Present by Way of Absence
While the first program of the evening, Pit of Babel, dealt with difference over time, the second program touched on sameness over time – so much so that the passing of time is difficult to measure. The Enduring began with Monique Moumblow’s Six Years in which a woman’s thoughts, articulated in Swedish, appear on screen in English subtitles. She describes bits and pieces of her relationship with her young daughter, her boyfriend, ex-boyfriends, and occasionally addresses an anonymous “you” – most notably at the end after she’s lamented the banality of her life we read “Everything that happened between us, happened when you weren’t here”. Moumblow’s piece points to how so much of our experience is determined not in the moment something occurs, but in the act of remembering it.
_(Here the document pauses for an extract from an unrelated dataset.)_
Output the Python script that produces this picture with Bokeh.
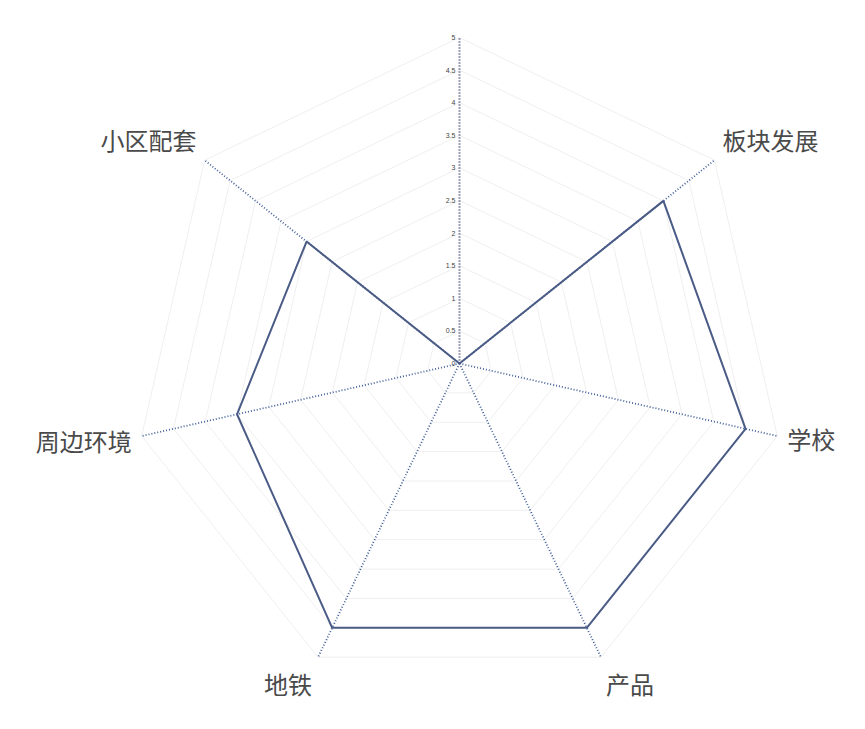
import math
from bokeh.plotting import figure
from bokeh.models import Range1d
from bokeh.core.properties import value
from bokeh.embed import file_html
from bokeh.resources import INLINE

# ---- data ----
categories = ["", "板块发展", "学校", "产品", "地铁", "周边环境", "小区配套"]
scores = [0, 4, 4.5, 4.5, 4.5, 3.5, 3]
tick_values = [0, 0.5, 1, 1.5, 2, 2.5, 3, 3.5, 4, 4.5, 5]
tick_labels = ["0", "0.5", "1", "1.5", "2", "2.5", "3", "3.5", "4", "4.5", "5"]
max_value = 5

# ---- layout ----
W, H = 849, 713
PX = 65.2            # pixels per value unit
CX, CY = 459, 363    # centre in canvas pixels
x0 = -CX / PX
x1 = (W - CX) / PX
y1 = CY / PX
y0 = -(H - CY) / PX

n = len(categories)
angles = [math.pi / 2 - 2 * math.pi * i / n for i in range(n)]

p = figure(width=W, height=H, x_range=Range1d(x0, x1), y_range=Range1d(y0, y1),
           output_backend="svg", toolbar_location=None, min_border=0,
           background_fill_color="white", border_fill_color="white")
p.axis.visible = False
p.grid.visible = False
p.outline_line_color = None

# grid rings
ring_xs, ring_ys = [], []
for t in tick_values[1:]:
    ring_xs.append([t * math.cos(a) for a in angles] + [t * math.cos(angles[0])])
    ring_ys.append([t * math.sin(a) for a in angles] + [t * math.sin(angles[0])])
p.multi_line(ring_xs, ring_ys, line_color="#efefef", line_width=1)

# spokes
sx = [[0, max_value * math.cos(a)] for a in angles]
sy = [[0, max_value * math.sin(a)] for a in angles]
p.multi_line(sx[1:], sy[1:], line_color="#44619a", line_width=1.8, line_dash="1 2")
p.line(sx[0], sy[0], line_color="#34416a", line_width=2, line_dash="1 2")

# data polygon
dx = [s * math.cos(a) for s, a in zip(scores, angles)]
dy = [s * math.sin(a) for s, a in zip(scores, angles)]
p.line(dx + [dx[0]], dy + [dy[0]], line_color="#4a5b85", line_width=2)

# tick labels on the top axis
p.text(x=[-4 / PX] * len(tick_values), y=tick_values, text=tick_labels,
       text_align="right", text_baseline="middle", text_font_size="7px",
       text_color="#444444", text_font=value("Liberation Sans"))

# category labels (offsets in pixels from the spoke ends)
label_style = {
    "板块发展": ("left", 8, -21),
    "学校": ("left", 10, 2),
    "产品": ("center", 29, 26),
    "地铁": ("center", -30, 26),
    "周边环境": ("right", -10, 4),
    "小区配套": ("right", -8, -21),
}
lx, ly, lt, la = [], [], [], []
for c, a in zip(categories, angles):
    if c not in label_style:
        continue
    al, ox, oy = label_style[c]
    lx.append(max_value * math.cos(a) + ox / PX)
    ly.append(max_value * math.sin(a) - oy / PX)
    lt.append(c)
    la.append(al)
for al in ("left", "right", "center"):
    idx = [i for i, v in enumerate(la) if v == al]
    if idx:
        p.text(x=[lx[i] for i in idx], y=[ly[i] for i in idx], text=[lt[i] for i in idx],
               text_align=al, text_baseline="middle", text_font_size="24px",
               text_color="#4a4a4a", text_font=value("Noto Sans CJK SC"))

open("out.html", "w").write(file_html(p, INLINE))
In Six Years this seems to be rendered negatively, the woman’s life is primarily spent in a sparsely furnished home, quiet (she denies herself music as company, will only put it on if she intends to be an active listener) and alone despite the presence of others. She is perhaps too much in her memory.
Althea Thauberger’s Chelsea Girls (which takes Andy Warhol’s 1966 film of the same name as a point of departure) was made as Thauberger lived in an apartment building in Victoria, B.C. for three months and collaborated with its residents, using them as actors and their stories as material. Not technically part of The Enduring program, Chelsea Girls countered the memory induced solitude felt in the earlier work by turning memory as an isolating, stagnating force, an anchor, into something that propels one forward.